Re: Tree ID tags-alum. or plastic-nail or screw?
Moonfarm, I understand your cynicism, but you also point out an important fact...the GPS system is "too daunting" even for yourself, a professed "geek". So how is a small arboretum with a very limited budget suppose to meet the basic criteria of public education which requires/encourages the labeling of every tree?
We have beautiful plaques that are made by a volunteer in front of "signature" trees...a single tree of a species. And the public love the ability to glance at the plaque and know what they are looking at. But, I am sorry, many times the general public cannot tell if the tree standing right next to it is the same species or not. It would be prohibitive to place these plaques at the base of every tree on the property.

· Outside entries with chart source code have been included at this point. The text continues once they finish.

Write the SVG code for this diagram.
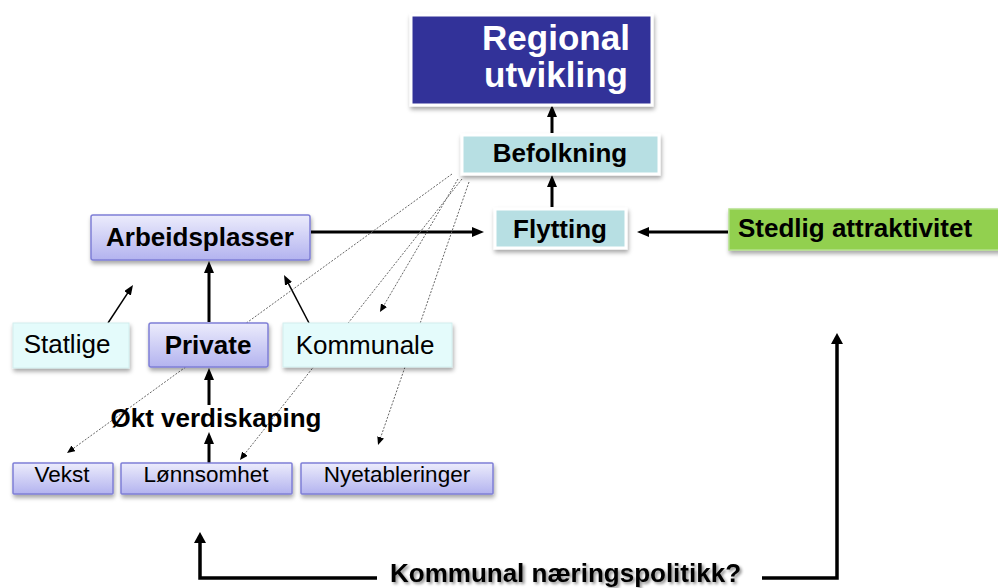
<svg xmlns="http://www.w3.org/2000/svg" width="998" height="588" viewBox="0 0 998 588">
  <defs>
    <style>
      text { font-family: "Liberation Sans", Arial, sans-serif; fill: #000; }
      .b { font-weight: bold; font-size: 26px; }
      .r { font-size: 26px; }
      .s { font-size: 22.5px; }
      .mid { text-anchor: middle; }
      .title { font-weight: bold; font-size: 35px; fill: #fff; text-anchor: middle; }
      .thick { stroke: #000; stroke-width: 3; fill: none; }
      .thin { stroke: #000; stroke-width: 1.5; fill: none; }
      .dot { stroke: #666; stroke-width: 1; stroke-dasharray: 2 1.5; fill: none; }
      .base { stroke: #000; stroke-width: 3.5; fill: none; }
      .teal { fill: #b7dfe3; stroke: #fff; stroke-width: 3; }
      .pale { fill: #e4fbfb; stroke: #d2eeee; stroke-width: 1; }
      .lav { fill: url(#lavGrad); stroke: #7f7fd6; stroke-width: 1.5; }
    </style>
    <linearGradient id="lavGrad" x1="0" y1="0" x2="0" y2="1">
      <stop offset="0" stop-color="#ececfc"/>
      <stop offset="1" stop-color="#b3b3ef"/>
    </linearGradient>
    <filter id="shadow" x="-10%" y="-20%" width="120%" height="150%">
      <feDropShadow dx="1" dy="3" stdDeviation="2" flood-color="#000" flood-opacity="0.35"/>
    </filter>
    <filter id="txtShadow" x="-5%" y="-30%" width="110%" height="160%">
      <feGaussianBlur in="SourceAlpha" stdDeviation="1.5" result="blur"/>
      <feOffset in="blur" dx="2" dy="2" result="off"/>
      <feComponentTransfer in="off" result="soft">
        <feFuncA type="linear" slope="0.45"/>
      </feComponentTransfer>
      <feMerge>
        <feMergeNode in="soft"/>
        <feMergeNode in="SourceGraphic"/>
      </feMerge>
    </filter>
    <marker id="ahThick" markerUnits="userSpaceOnUse" markerWidth="12" markerHeight="10" refX="2" refY="5" orient="auto">
      <path d="M0,0 L12,5 L0,10 z" fill="#000"/>
    </marker>
    <marker id="ahThin" markerUnits="userSpaceOnUse" markerWidth="10" markerHeight="8" refX="2" refY="4" orient="auto">
      <path d="M0,0 L10,4 L0,8 z" fill="#000"/>
    </marker>
    <marker id="ahDot" markerUnits="userSpaceOnUse" markerWidth="8" markerHeight="7" refX="1" refY="3.5" orient="auto">
      <path d="M0,0 L8,3.5 L0,7 z" fill="#000"/>
    </marker>
    <marker id="ahBase" markerUnits="userSpaceOnUse" markerWidth="11" markerHeight="12" refX="2" refY="6" orient="auto">
      <path d="M0,0 L11,6 L0,12 z" fill="#000"/>
    </marker>
  </defs>

  <rect width="998" height="588" fill="#fff"/>

  <!-- connectors -->
  <g id="connectors">
    <line class="thick" x1="552" y1="133" x2="552" y2="115" marker-end="url(#ahThick)"/>
    <line class="thick" x1="552" y1="207" x2="552" y2="185" marker-end="url(#ahThick)"/>
    <line class="thick" x1="311" y1="232" x2="474" y2="232" marker-end="url(#ahThick)"/>
    <line class="thick" x1="728" y1="232" x2="647" y2="232" marker-end="url(#ahThick)"/>
    <line class="thick" x1="209" y1="322" x2="209" y2="271" marker-end="url(#ahThick)"/>
    <line class="thick" x1="209" y1="405" x2="209" y2="378" marker-end="url(#ahThick)"/>
    <line class="thick" x1="209" y1="463" x2="209" y2="442" marker-end="url(#ahThick)"/>
    <line class="thin" x1="108" y1="323" x2="128.6" y2="291.7" marker-end="url(#ahThin)"/>
    <line class="thin" x1="309" y1="323" x2="287.7" y2="282.1" marker-end="url(#ahThin)"/>
    <line class="dot" x1="452" y1="174" x2="72.7" y2="448.9" marker-end="url(#ahDot)"/>
    <line class="dot" x1="458" y1="179" x2="383.5" y2="306" marker-end="url(#ahDot)"/>
    <line class="dot" x1="462" y1="179" x2="244.3" y2="454.5" marker-end="url(#ahDot)"/>
    <line class="dot" x1="469" y1="182" x2="380.3" y2="438.4" marker-end="url(#ahDot)"/>
    <path class="base" d="M377,578 L200,578 L200,541" marker-end="url(#ahBase)"/>
    <path class="base" d="M762,578 L837,578 L837,342" marker-end="url(#ahBase)"/>
  </g>

  <!-- top outcome -->
  <g id="regional">
    <rect x="411" y="15" width="241" height="90" fill="#333399" stroke="#fff" stroke-width="3" filter="url(#shadow)"/>
    <text class="title" x="556" y="50">Regional</text>
    <text class="title" x="556" y="87">utvikling</text>
  </g>

  <g id="befolkning">
    <rect class="teal" x="462" y="135" width="197" height="39" filter="url(#shadow)"/>
    <text class="b mid" x="560" y="162">Befolkning</text>
  </g>

  <g id="flytting">
    <rect class="teal" x="495" y="209" width="131" height="39" filter="url(#shadow)"/>
    <text class="b mid" x="560" y="238">Flytting</text>
  </g>

  <g id="stedlig">
    <rect x="729" y="209" width="275" height="41" fill="#92d050" stroke="#b4e08c" stroke-width="1.5" filter="url(#shadow)"/>
    <text class="b" x="738" y="237">Stedlig attraktivitet</text>
  </g>

  <g id="arbeidsplasser">
    <rect class="lav" x="91" y="215" width="219" height="45" rx="2" filter="url(#shadow)"/>
    <text class="b mid" x="200" y="246">Arbeidsplasser</text>
  </g>

  <g id="statlige">
    <rect class="pale" x="13" y="323" width="116" height="45" filter="url(#shadow)"/>
    <text class="r mid" x="67" y="353">Statlige</text>
  </g>

  <g id="private">
    <rect class="lav" x="149" y="323" width="119" height="44" rx="2" filter="url(#shadow)"/>
    <text class="b mid" x="208" y="354">Private</text>
  </g>

  <g id="kommunale">
    <rect class="pale" x="283" y="323" width="169" height="44" filter="url(#shadow)"/>
    <text class="r mid" x="365" y="354">Kommunale</text>
  </g>

  <g id="verdiskaping">
    <text class="b mid" x="216" y="427">Økt verdiskaping</text>
  </g>

  <g id="vekst">
    <rect class="lav" x="13" y="463" width="100" height="31" rx="1" filter="url(#shadow)"/>
    <text class="s mid" x="62" y="482">Vekst</text>
  </g>

  <g id="lonnsomhet">
    <rect class="lav" x="121" y="463" width="171" height="31" rx="1" filter="url(#shadow)"/>
    <text class="s mid" x="206" y="482">Lønnsomhet</text>
  </g>

  <g id="nyetableringer">
    <rect class="lav" x="301" y="463" width="192" height="31" rx="1" filter="url(#shadow)"/>
    <text class="s mid" x="397" y="482">Nyetableringer</text>
  </g>

  <g id="naeringspolitikk">
    <text class="b" x="390" y="582" filter="url(#txtShadow)">Kommunal næringspolitikk?</text>
  </g>
</svg>
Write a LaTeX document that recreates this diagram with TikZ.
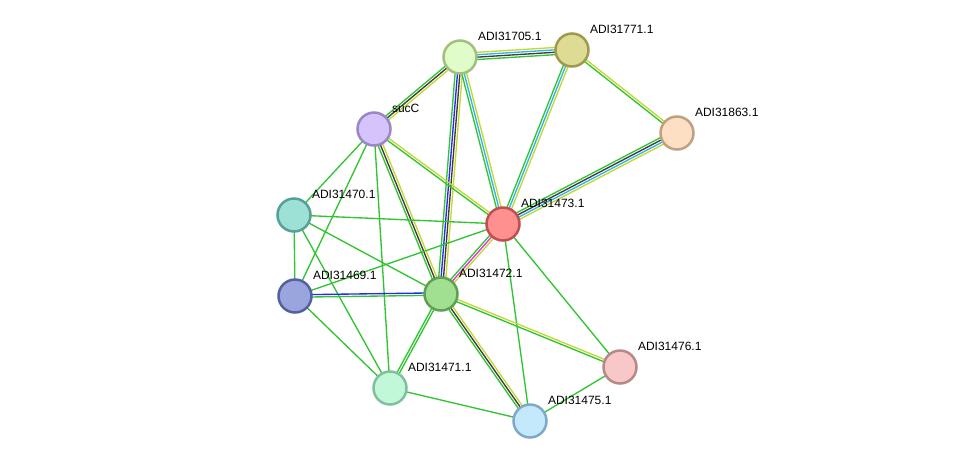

Therefore, we are going to the standard tagging of each individual tree, again per standard guidelines. Sixteen years ago these trees were tagged and the protocol at that time was to put the tags at the base of the tree. Unfortunately, these have become weathered and are either gone or misshapen. They were only listed with the number, not the name. The protocol now for an educational arboretum
is to put the name (common and botanical) and inventory number on a tag readily visible to the public.
I believe the purpose of putting an inventory on a computer system was not designed to go tagless so much as it was designed to have computer accessible record keeping of the inventory and maintenance schedule.